I will decode Sanusi’s fears about these zones if Nigeria breaks up alongside El-Rufai’s take that the North West standing alone is like Afghanistan in the days ahead along the recent affirmation of “One Nigeria” by Britain.
The emir also used the occasion to lampoon Buhari’s economic model as he declared: “The Federal Government of Nigeria is spending 66 percent of its revenues on interests on debts, which means only 34 percent of revenues is available for capital and recurrent expenditures.
“That model cannot work. If you look at the 2017 budget of the Federal Government, I sometimes wonder what Nigerian economists are doing? In the 2017 budget presented by the Federal Government, the amount earmarked for debt servicing is in excess of the entire non-oil revenue of the Federal Government, but that is not the problem. The problem is that it is a budget that is even going for more debts.”
A Day for El-rufai
But it was a day he held up his host as about the best thing happening in the North now as he reacted to jejune comments by Zamfara governor that he has a god who punishes the sins of only the poor with meningitis.
“A governor actually said it was caused by fornication? If Nasir El Rufai sits with investors in London or Abu Dhabi and tells them what he is doing, they will come and invest here. There is a battle of ideologies going on. A real battle without bombs or bullets being thrown (my words). We should stop allowing human beings appropriate our religions for selfish reasons.
“I commend El Rufai for his investment in education and for engaging investors. Growth will not come from rising oil prices or from borrowing and spending government money, it’ll come from investments.”
El-Rufai had prepared us for this season when Bloomberg quoted him to have said in South Africa that a lot of politicians are now talking as a result of President Buhari’s ill health which makes many of them feel that he would not run for a second term.
He said: “Because of the feeling that the president may not run for a second term, people are already gearing up. Some politicians want President Buhari’s job because of his ill health.”

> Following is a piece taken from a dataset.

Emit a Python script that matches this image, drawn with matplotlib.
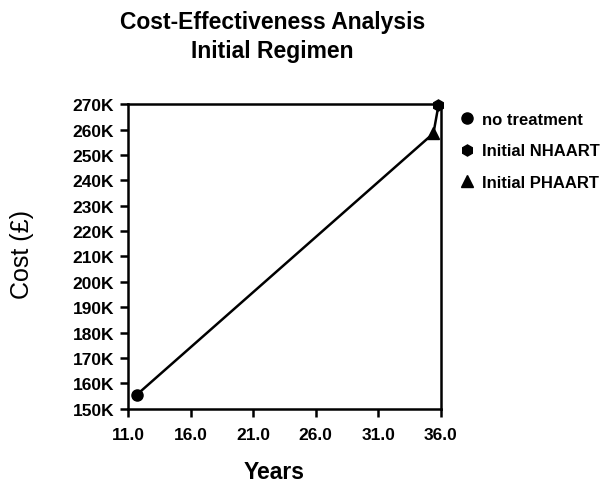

Marketing the candidate for 2019
I do not shy from positing that the emir is already marketing his candidate for 2019 and that is why I am not impressed by his sophistry. And for those gullible enough to think he is really interested in moving the North away from this “13th Century mindset”, what was the emir displaying when he stormed CBN in a royal robe as CBN governor?
Was his ordering AIG in Kano to keep 14-year-old Ese Oruru in abduction because she already converted to Islam a 21st Century mindset? Where was this new thinking when he was taking a 17-year old Adamawa into matrimony?
Just three weeks ago he was in London advocating that Nigeria’s educational system should allow the inclusion of Arabic education into the mainstream. The refusal to recognise and value this learning, he said, is a costly by-product of British colonialism, which only recognised English-language literacy.
According to him, it feeds the structure of power and inequality that currently exists and leads to resentment because of these millions, who in many nearby countries would be counted as literate, feel marginalised.
The practical outcome of this, he said, is of not only a population of millions that is limited from being useful and productive but one which is susceptible to manipulation by extremists.
I know a reformer when I see one!
Yinka Odumakin is a political activist and national publicity secretary of Pan-Yoruba socio-cultural group, Afrenifere.